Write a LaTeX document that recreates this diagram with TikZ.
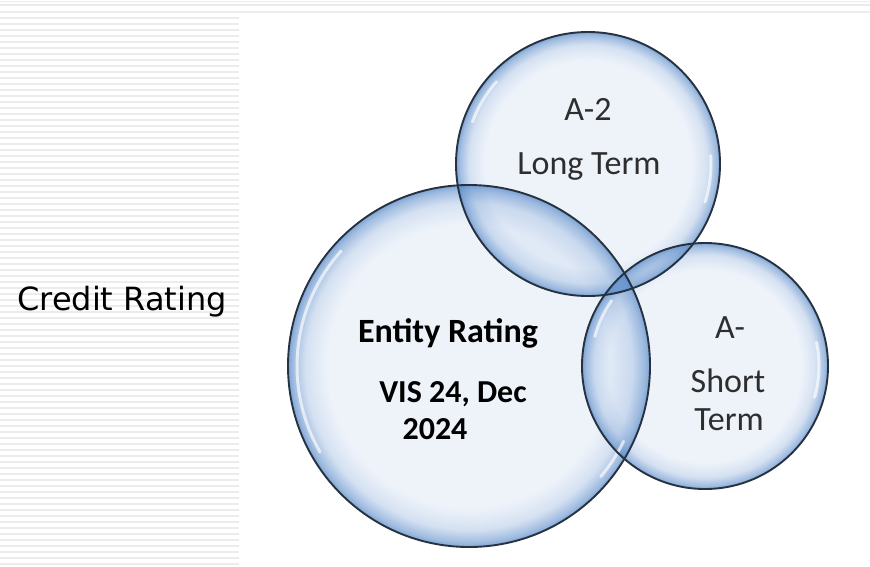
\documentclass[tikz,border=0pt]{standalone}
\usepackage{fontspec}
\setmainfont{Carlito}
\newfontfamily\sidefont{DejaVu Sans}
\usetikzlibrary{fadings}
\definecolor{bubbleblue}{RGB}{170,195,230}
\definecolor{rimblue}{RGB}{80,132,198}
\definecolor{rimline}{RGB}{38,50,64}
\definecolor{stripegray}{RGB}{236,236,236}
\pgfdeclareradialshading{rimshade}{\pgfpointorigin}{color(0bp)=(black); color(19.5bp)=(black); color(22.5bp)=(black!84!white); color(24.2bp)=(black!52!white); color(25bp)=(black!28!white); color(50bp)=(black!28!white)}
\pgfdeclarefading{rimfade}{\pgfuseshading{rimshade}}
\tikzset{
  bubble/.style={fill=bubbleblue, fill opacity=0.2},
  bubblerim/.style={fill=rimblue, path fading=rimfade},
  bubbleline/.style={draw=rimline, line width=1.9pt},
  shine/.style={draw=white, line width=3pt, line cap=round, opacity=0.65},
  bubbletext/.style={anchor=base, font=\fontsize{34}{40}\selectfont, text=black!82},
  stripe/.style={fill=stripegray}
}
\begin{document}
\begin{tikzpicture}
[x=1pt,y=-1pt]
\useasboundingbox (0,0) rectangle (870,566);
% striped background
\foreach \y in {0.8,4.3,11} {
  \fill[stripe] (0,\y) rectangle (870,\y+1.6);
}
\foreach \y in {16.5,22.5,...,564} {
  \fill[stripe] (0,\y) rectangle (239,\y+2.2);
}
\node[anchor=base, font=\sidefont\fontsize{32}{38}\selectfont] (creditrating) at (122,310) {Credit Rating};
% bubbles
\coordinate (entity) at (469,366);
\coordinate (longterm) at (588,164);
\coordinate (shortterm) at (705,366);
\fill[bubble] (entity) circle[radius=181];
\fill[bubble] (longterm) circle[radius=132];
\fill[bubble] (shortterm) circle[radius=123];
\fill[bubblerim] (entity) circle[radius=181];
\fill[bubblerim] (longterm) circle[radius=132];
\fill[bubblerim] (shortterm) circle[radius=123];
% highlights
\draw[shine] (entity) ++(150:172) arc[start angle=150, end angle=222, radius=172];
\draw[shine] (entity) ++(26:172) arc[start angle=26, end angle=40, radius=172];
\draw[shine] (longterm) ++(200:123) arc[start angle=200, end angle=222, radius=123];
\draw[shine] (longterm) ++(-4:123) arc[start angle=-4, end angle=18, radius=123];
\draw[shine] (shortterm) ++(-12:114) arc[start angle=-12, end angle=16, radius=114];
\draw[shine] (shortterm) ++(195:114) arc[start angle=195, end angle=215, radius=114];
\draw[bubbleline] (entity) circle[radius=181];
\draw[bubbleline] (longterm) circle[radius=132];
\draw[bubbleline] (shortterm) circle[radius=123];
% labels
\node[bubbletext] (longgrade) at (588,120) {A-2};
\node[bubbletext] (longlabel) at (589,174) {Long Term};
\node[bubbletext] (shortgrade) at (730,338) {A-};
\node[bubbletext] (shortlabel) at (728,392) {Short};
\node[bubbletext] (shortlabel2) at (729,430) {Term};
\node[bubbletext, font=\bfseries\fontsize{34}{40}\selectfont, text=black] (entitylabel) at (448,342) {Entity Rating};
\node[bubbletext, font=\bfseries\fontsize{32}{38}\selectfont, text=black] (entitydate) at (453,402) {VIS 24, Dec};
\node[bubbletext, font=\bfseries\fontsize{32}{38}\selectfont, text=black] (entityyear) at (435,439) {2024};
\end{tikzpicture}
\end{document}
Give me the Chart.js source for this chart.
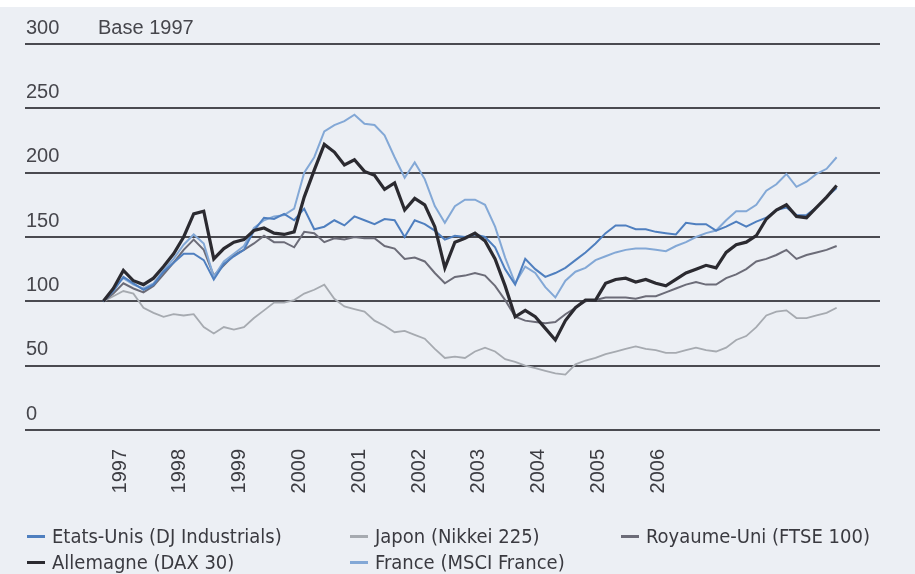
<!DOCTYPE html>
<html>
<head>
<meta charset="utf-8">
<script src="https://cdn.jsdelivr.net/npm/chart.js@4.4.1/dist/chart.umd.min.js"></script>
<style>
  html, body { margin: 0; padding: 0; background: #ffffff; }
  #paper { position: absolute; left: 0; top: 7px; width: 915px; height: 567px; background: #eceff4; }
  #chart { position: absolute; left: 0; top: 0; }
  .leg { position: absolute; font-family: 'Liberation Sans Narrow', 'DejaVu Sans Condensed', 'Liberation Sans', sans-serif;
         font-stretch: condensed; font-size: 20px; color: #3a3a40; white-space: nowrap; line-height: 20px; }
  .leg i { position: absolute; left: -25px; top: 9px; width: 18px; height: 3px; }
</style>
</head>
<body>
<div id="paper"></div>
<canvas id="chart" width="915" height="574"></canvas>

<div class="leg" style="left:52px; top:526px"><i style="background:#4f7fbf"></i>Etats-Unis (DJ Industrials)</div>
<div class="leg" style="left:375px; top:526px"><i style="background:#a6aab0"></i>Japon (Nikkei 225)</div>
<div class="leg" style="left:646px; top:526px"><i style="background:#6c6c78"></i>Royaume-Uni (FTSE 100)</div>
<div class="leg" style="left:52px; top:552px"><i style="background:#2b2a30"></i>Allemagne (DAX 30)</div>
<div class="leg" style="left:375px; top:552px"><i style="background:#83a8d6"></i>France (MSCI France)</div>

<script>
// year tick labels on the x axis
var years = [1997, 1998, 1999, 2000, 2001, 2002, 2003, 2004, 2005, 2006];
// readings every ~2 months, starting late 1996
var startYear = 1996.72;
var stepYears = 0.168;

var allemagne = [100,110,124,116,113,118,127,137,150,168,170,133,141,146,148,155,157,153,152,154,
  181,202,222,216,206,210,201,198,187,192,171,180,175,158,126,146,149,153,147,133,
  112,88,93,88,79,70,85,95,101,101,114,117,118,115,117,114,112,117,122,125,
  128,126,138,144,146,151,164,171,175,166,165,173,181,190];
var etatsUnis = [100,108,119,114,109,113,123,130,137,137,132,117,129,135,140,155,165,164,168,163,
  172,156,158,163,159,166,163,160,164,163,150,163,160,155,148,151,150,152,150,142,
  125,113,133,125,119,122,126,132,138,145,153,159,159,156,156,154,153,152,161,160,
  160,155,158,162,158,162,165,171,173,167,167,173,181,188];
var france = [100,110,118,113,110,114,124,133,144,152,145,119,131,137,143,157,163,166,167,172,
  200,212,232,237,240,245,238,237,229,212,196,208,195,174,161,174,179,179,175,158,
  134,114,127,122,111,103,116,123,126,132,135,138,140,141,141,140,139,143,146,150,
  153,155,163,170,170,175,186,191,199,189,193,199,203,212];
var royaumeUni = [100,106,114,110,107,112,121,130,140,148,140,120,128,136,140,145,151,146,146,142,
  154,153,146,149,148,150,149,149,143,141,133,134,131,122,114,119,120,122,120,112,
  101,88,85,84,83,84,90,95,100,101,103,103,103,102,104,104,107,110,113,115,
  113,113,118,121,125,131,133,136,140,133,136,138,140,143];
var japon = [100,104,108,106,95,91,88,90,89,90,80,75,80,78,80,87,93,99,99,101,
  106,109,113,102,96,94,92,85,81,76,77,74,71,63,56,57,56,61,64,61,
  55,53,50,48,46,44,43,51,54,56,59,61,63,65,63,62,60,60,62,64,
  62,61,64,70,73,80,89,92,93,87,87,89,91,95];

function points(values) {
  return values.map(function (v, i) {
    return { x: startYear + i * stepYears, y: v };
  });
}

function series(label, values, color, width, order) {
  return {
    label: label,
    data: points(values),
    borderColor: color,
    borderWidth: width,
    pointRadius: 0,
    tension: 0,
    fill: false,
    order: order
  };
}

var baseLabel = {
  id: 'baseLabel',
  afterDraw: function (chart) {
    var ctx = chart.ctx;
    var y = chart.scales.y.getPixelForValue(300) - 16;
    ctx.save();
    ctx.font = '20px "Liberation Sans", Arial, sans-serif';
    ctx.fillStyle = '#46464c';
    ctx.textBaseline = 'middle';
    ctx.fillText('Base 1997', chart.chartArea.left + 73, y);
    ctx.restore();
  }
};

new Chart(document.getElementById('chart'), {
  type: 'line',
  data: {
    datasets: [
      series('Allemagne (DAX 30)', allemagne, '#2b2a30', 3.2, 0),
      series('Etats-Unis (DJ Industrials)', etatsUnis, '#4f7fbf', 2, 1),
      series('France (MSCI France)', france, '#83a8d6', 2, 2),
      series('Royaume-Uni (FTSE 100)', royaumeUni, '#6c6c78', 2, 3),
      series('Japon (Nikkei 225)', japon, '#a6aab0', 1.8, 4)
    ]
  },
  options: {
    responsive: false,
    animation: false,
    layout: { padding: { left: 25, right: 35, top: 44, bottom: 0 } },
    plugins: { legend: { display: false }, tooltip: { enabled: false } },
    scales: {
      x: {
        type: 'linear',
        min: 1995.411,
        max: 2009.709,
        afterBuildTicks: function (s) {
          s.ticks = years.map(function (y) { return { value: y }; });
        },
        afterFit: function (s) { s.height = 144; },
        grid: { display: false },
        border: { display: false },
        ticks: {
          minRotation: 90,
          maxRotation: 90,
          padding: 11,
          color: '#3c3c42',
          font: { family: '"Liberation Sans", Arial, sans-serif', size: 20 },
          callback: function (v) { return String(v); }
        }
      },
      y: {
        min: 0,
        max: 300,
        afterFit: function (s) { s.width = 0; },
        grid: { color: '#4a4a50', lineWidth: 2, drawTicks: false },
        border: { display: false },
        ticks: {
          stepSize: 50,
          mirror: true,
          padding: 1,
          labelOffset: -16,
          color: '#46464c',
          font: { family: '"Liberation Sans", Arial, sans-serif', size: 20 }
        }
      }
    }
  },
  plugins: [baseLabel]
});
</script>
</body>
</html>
○ ○ ○ ○ ○ ○ ○
=== What you have to do ===
List each line holding the string "this".

=== Written response ===
Write a LaTeX document that recreates this diagram with TikZ.
Give me the Chart.js source for this chart.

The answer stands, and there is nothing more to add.